To make the debate, candidates had to get at least 40,000 individual donors representing a broad spread of states, and hit 1 percent in a certain number of national or state polls. They also had to sign a pledge of loyalty to back the eventual nominee. Some turned to gimmicks to meet the donor threshold, such as the deep-pocketed Governor Doug Burgum of North Dakota, who offered gift cards in exchange for donations.
Those left in the cold included former representative Will Hurd of Texas, Miami Mayor Francis Suarez, businessman Perry Johnson, and conservative radio host Larry Elder. Johnson and Elder said they planned to sue the Republican National Committee over the exclusion.
Also onstage will be the tech entrepreneur Vivek Ramaswamy, who has steadily built his support by embracing Trump, rather than opposing him.

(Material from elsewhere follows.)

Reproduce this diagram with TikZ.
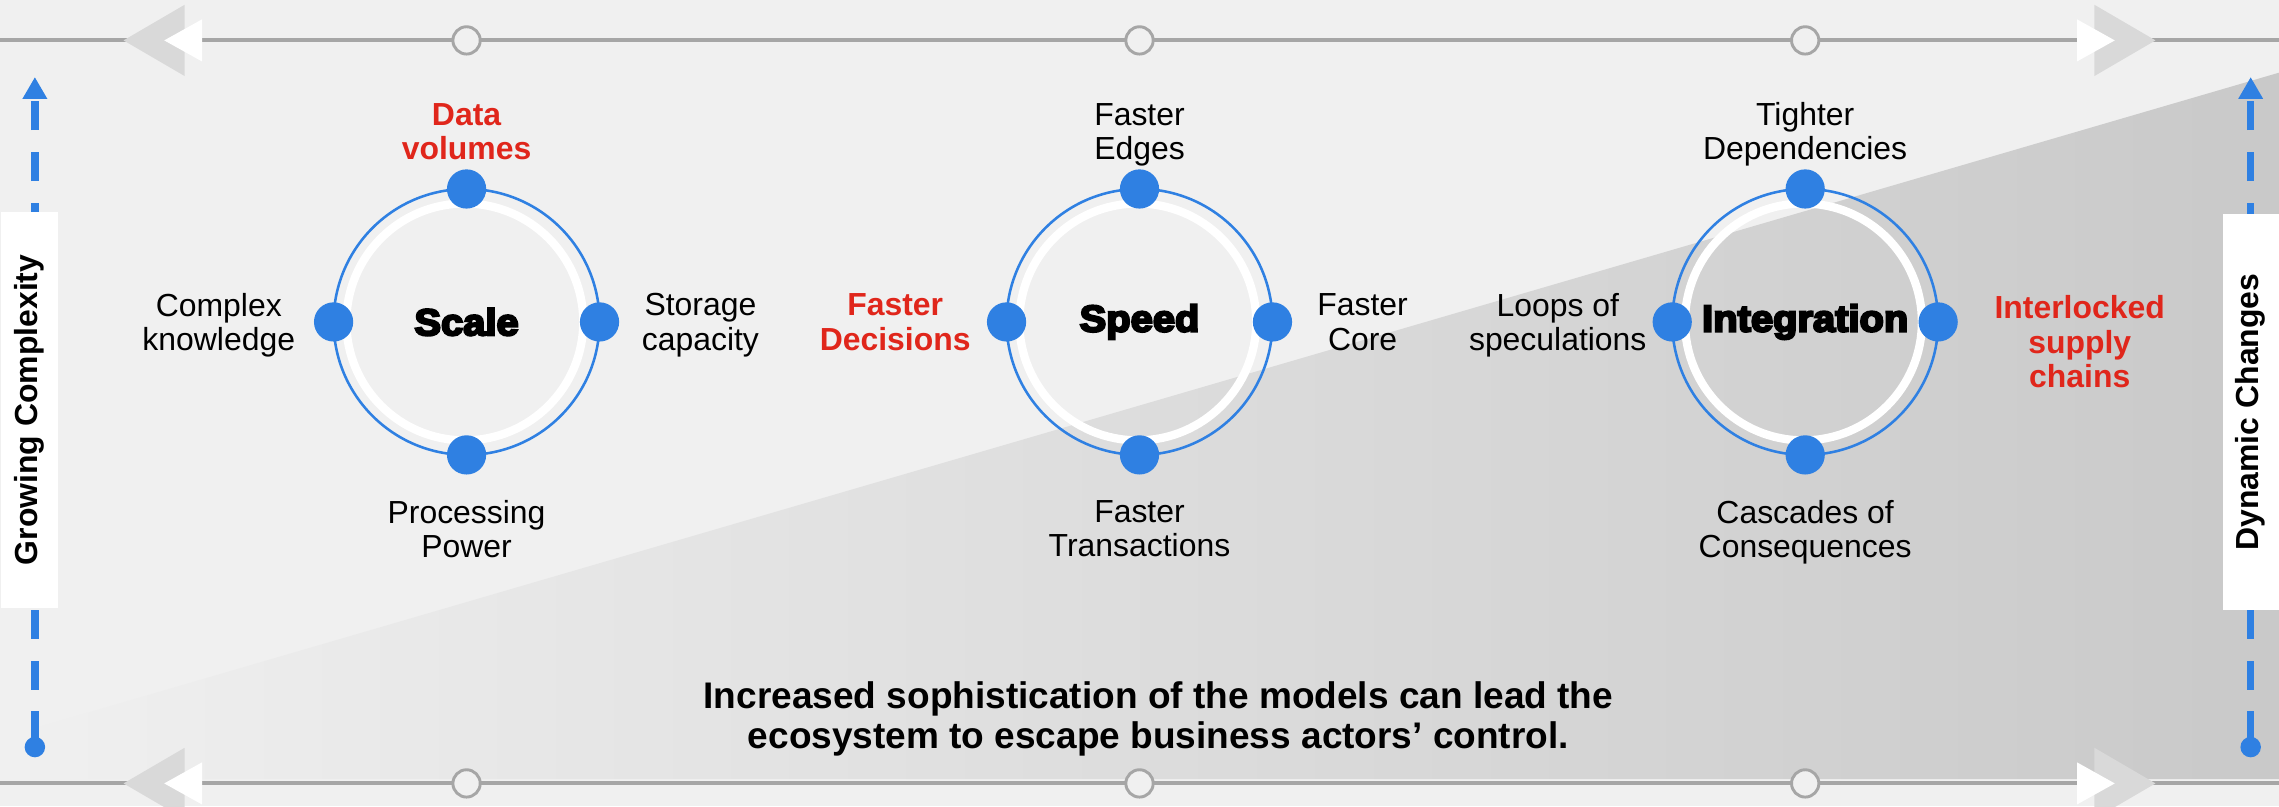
\documentclass[tikz,border=0pt]{standalone}
\usepackage{fontspec}
\setmainfont{Liberation Sans}
\newfontfamily\blackfont[UprightFont=* Bold,FakeBold=6,FakeStretch=1.07]{Liberation Sans}
\usetikzlibrary{arrows.meta,positioning,calc}
\definecolor{dotblue}{RGB}{47,128,226}
\definecolor{hotred}{RGB}{224,38,27}
\definecolor{railgray}{RGB}{166,166,166}
\definecolor{chevgray}{RGB}{217,217,217}
\definecolor{paper}{RGB}{240,240,240}
\definecolor{shadegray}{RGB}{201,201,201}
\tikzset{
    hub/.style={
        circle,
        draw=dotblue,
        line width=1pt,
        minimum size=3.66cm,
        inner sep=0pt,
        outer sep=0pt,
        font=\blackfont\fontsize{14.6}{15}\selectfont,
    },
    knob/.style={
        circle,
        fill=dotblue,
        minimum size=0.54cm,
        inner sep=0pt,
    },
    lbl/.style={
        align=center,
        inner sep=0pt,
        text depth=0pt,
        font=\fontsize{12.5}{13.4}\selectfont,
    },
    hot/.style={
        lbl,
        text=hotred,
        font=\bfseries\fontsize{12.5}{13.4}\selectfont,
    },
    stop/.style={
        circle,
        draw=railgray,
        fill=paper,
        line width=0.04cm,
        minimum size=0.376cm,
        inner sep=0pt,
    },
    rail/.style={draw=railgray, line width=0.055cm},
    flow/.style={
        dotblue,
        line width=0.1cm,
        dash pattern=on 0.4cm off 0.3cm,
        {Circle[length=0.28cm]}-{Triangle[length=0.3cm,width=0.32cm]},
    },
    tag/.style={
        fill=white,
        rotate=90,
        minimum width=5.44cm,
        minimum height=0.775cm,
        inner sep=0pt,
        font=\bfseries\fontsize{12.5}{14}\selectfont,
    },
    note/.style={
        align=center,
        inner sep=0pt,
        font=\bfseries\fontsize{14.5}{15.9}\selectfont,
    },
}

\begin{document}
\begin{tikzpicture}[x=0.02cm,y=-0.02cm]
    \useasboundingbox[fill=paper] (0,0) rectangle (1568,554.6);
    \shade[left color=paper, right color=shadegray] (0,508) -- (1568,50) -- (1568,536) -- (0,536) -- cycle;

    % rails
    \coordinate (railTL) at (0,27.8);
    \coordinate (railTR) at (1568,27.8);
    \coordinate (railBL) at (0,539);
    \coordinate (railBR) at (1568,539);
    \draw[rail] (railTL) -- (railTR);
    \draw[rail] (railBL) -- (railBR);
    \foreach \ry in {27.8,539}{
        \fill[chevgray] (85,\ry) -- (127,{\ry-24.5}) -- (127,{\ry+24.5}) -- cycle;
        \fill[white] (113,\ry) -- (139,{\ry-14.5}) -- (139,{\ry+14.5}) -- cycle;
        \fill[chevgray] (1483,\ry) -- (1441,{\ry-24.5}) -- (1441,{\ry+24.5}) -- cycle;
        \fill[white] (1455,\ry) -- (1429,{\ry-14.5}) -- (1429,{\ry+14.5}) -- cycle;
    }

    % hubs
    \node[hub] (scale) at (321,221.5) {Scale};
    \node[hub] (speed) at (784,221.5) {Speed};
    \node[hub] (integ) at (1242,221.5) {Integration};
    \foreach \h in {scale,speed,integ}{
        \draw[white, line width=0.114cm] ([xshift=-0.024cm]\h.center) circle (81.5);
        \node[stop] (\h-top) at (\h |- railTL) {};
        \node[stop] (\h-bot) at (\h |- railBL) {};
        \foreach \a in {north,east,south,west}
            \node[knob] (\h-\a) at (\h.\a) {};
    }

    % labels
    \node[hot, above=3.5pt of scale-north] (dataVol) {Data\\volumes};
    \node[lbl, left=7pt of scale-west] (complexK) {Complex\\knowledge};
    \node[lbl, right=8.5pt of scale-east] (storageC) {Storage\\capacity};
    \node[lbl, below=9.6pt of scale-south] (procP) {Processing\\Power};

    \node[lbl, above=3.5pt of speed-north] (fastE) {Faster\\Edges};
    \node[hot, left=6pt of speed-west] (fastD) {Faster\\Decisions};
    \node[lbl, right=9.5pt of speed-east] (fastC) {Faster\\Core};
    \node[lbl, below=9.6pt of speed-south] (fastT) {Faster\\Transactions};

    \node[lbl, above=3.5pt of integ-north] (tightD) {Tighter\\Dependencies};
    \node[lbl, left=2pt of integ-west] (loopsS) {Loops of\\speculations};
    \node[hot, right=14pt of integ-east, yshift=-0.27cm] (supplyC) {Interlocked\\supply\\chains};
    \node[lbl, below=9.6pt of integ-south] (cascC) {Cascades of\\Consequences};

    \node[note, anchor=north] (note) at (797,468.5) {Increased sophistication of the models can lead the\\ecosystem to escape business actors’ control.};

    % side arrows
    \coordinate (gcBot) at (24,521);
    \coordinate (gcTop) at (24,53);
    \coordinate (dcBot) at (1548.5,521);
    \coordinate (dcTop) at (1548.5,53);
    \draw[flow] (gcBot) -- (gcTop);
    \draw[flow] (dcBot) -- (dcTop);
    \node[tag] (growC) at (20.25,282) {Growing Complexity};
    \node[tag] (dynC) at (1548.5,283.5) {Dynamic Changes};
\end{tikzpicture}
\end{document}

A trove of documents posted online by a political strategy firm associated with a DeSantis-supporting super PAC, Never Back Down, suggested that it is Ramaswamy, not Trump, who will be the main target of DeSantis’ attacks. Those documents, which were first reported by The New York Times, urged DeSantis to defend Trump while depicting Ramaswamy as inauthentic. That may be an admission from the Florida governor’s supporters that Ramaswamy presents the biggest threat to DeSantis’ attempts to run to Trump’s right.

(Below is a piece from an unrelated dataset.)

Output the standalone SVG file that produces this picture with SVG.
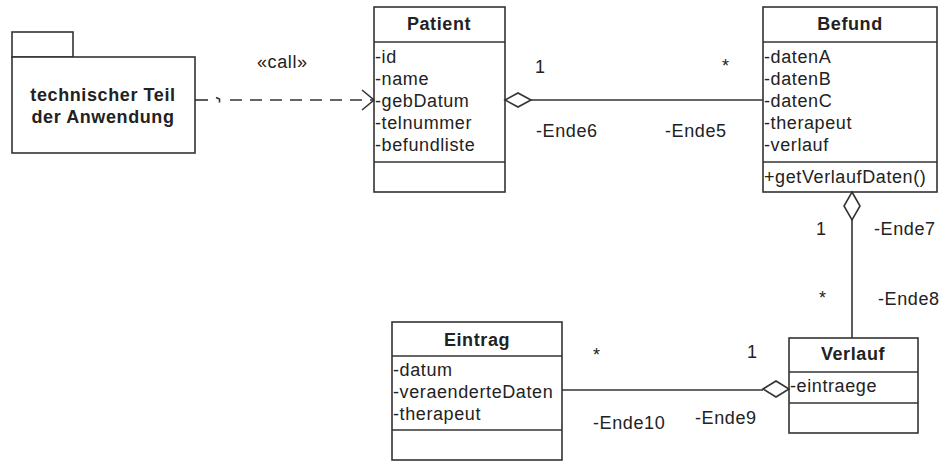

On Monday, however, the Florida governor did attempt to impugn Trump for refusing to show up, previewing a possible line of attack — albeit one that was wrapped around a compliment.
“I think he’s had some great opportunity to come out and do this. I think he owes it to people. I don’t think our voters, even people that appreciate what he did — and I’m actually one that appreciated a lot of what he did, too — I don’t think they’re going to look kindly on somebody that thinks they don’t have to earn it,” DeSantis said on Fox.